There must be alternatives to prison for debtors, and those not paying fines
Far too many non-violent people have been sent to prison for the non-payment of fines or their failure to discharge debts. These are people who don’t belong in the custodial prison system. It would be far more appropriate to garnish their earnings or social welfare payments in combination with community service. The new government appears to have proposals in this area in the program for government and I welcome them and would push for their early implementation.
It seems odd to me that whenever any practical alternatives to prison are suggested certain sectors of society completely lose the plot; whether it is ankle bracelets, curfews, or random testing for drugs. We seem to have embedded in our heads, both on the left and the right of the political debate, a belief that it is prison or nothing else. As free citizens we have many rights including the right to liberty which could be curbed in the case of those convicted of non violent offences. Why for example should we not prevent someone from being able to consume of alcohol in future if they are convicted of an alcohol related crime? We could even consider in extreme situations the ongoing drug and alcohol testing of some offenders post release or the electronic monitoring of sex offenders beyond their prison term. We should explore possible non-custodial options for non-violent offenders who aren’t a danger to society as they come up.
Support for victims and their families while prosecutions are ongoing.
Victims of crime should be consulted and advised of the progress of the case though they should be able to opt out of this if they so choose. We should not have cases where someone is released back into the community without the victims being aware of it. This happens all too often and in particular for victims of sexual crimes seeing their assailant back in their home town without warning is just unacceptable.
Renewing the political commitment to community policing
Community policing is often the Cinderella service with officers moved on as there is not a career path for them. We need to make being a Community Garda a possibility for life-long service if the officer so chooses. Attention must be paid to ensuring that community policing is recognised as a priority and that suitable career paths are opened up within the structures of the Gardaí to ensure that talented policing skills are attracted and remain within community policing.
This form of policing is proving to be very effective in making communities safer places to live. Their presence regular in the community reduces tension between the police and marginalised communities.

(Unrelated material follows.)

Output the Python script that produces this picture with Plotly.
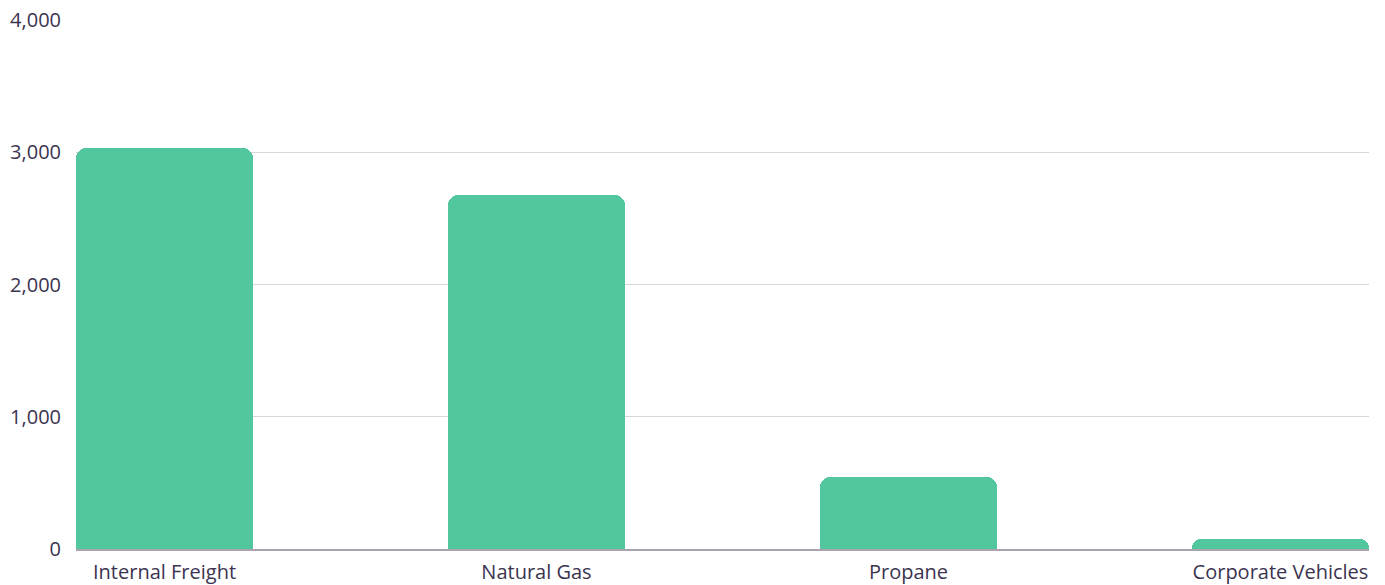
import plotly.graph_objects as go

# Emissions by source
categories = ["Internal Freight", "Natural Gas", "Propane", "Corporate Vehicles"]
values = [3032, 2675, 547, 73]

tick_vals = [0, 1000, 2000, 3000, 4000]
tick_text = ["0", "1,000", "2,000", "3,000", "4,000"]

BAR_COLOR = "#52c79e"
TEXT_COLOR = "#3b3450"
GRID_COLOR = "#d6d4dc"
AXIS_COLOR = "#a9a4b0"

fig = go.Figure(
    go.Bar(
        x=categories,
        y=values,
        marker=dict(color=BAR_COLOR, line=dict(width=0), cornerradius=10),
        width=0.476,
        hoverinfo="x+y",
    )
)

fig.update_layout(
    width=1385,
    height=585,
    margin=dict(l=76, r=16, t=20, b=36, autoexpand=False),
    paper_bgcolor="white",
    plot_bgcolor="white",
    showlegend=False,
    font=dict(family="Open Sans", size=20, color=TEXT_COLOR),
    bargap=0,
)

fig.update_xaxes(
    range=[-0.238, 3.238],
    showgrid=False,
    showline=True,
    linecolor=AXIS_COLOR,
    linewidth=1.5,
    ticks="",
    ticklabelstandoff=4,
    automargin=False,
)

fig.update_yaxes(
    range=[0, 4000],
    tickvals=tick_vals,
    ticktext=tick_text,
    showgrid=True,
    gridcolor=GRID_COLOR,
    gridwidth=1,
    zeroline=False,
    showline=False,
    ticks="",
    ticklabelstandoff=14,
    automargin=False,
)

fig.write_html("out.html")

This is moreover the case in dealing with young people and any anti-social behaviour that can arise as young men especially make the transition into manhood. It also serves to enhance the ability of the Gardaí to detect serious crimes. However, political commitment to community policing needs to be expressed through more resources and also through the involvement of the community and local democratic structures in identifying policing priorities.
We should reserve money seized by CAB for drug rehabilitation.
This is a simple position that has overwhelmingly public support. We should ring-fence money seized by CAB for rehab groups and community based initiatives to prevent drug abuse.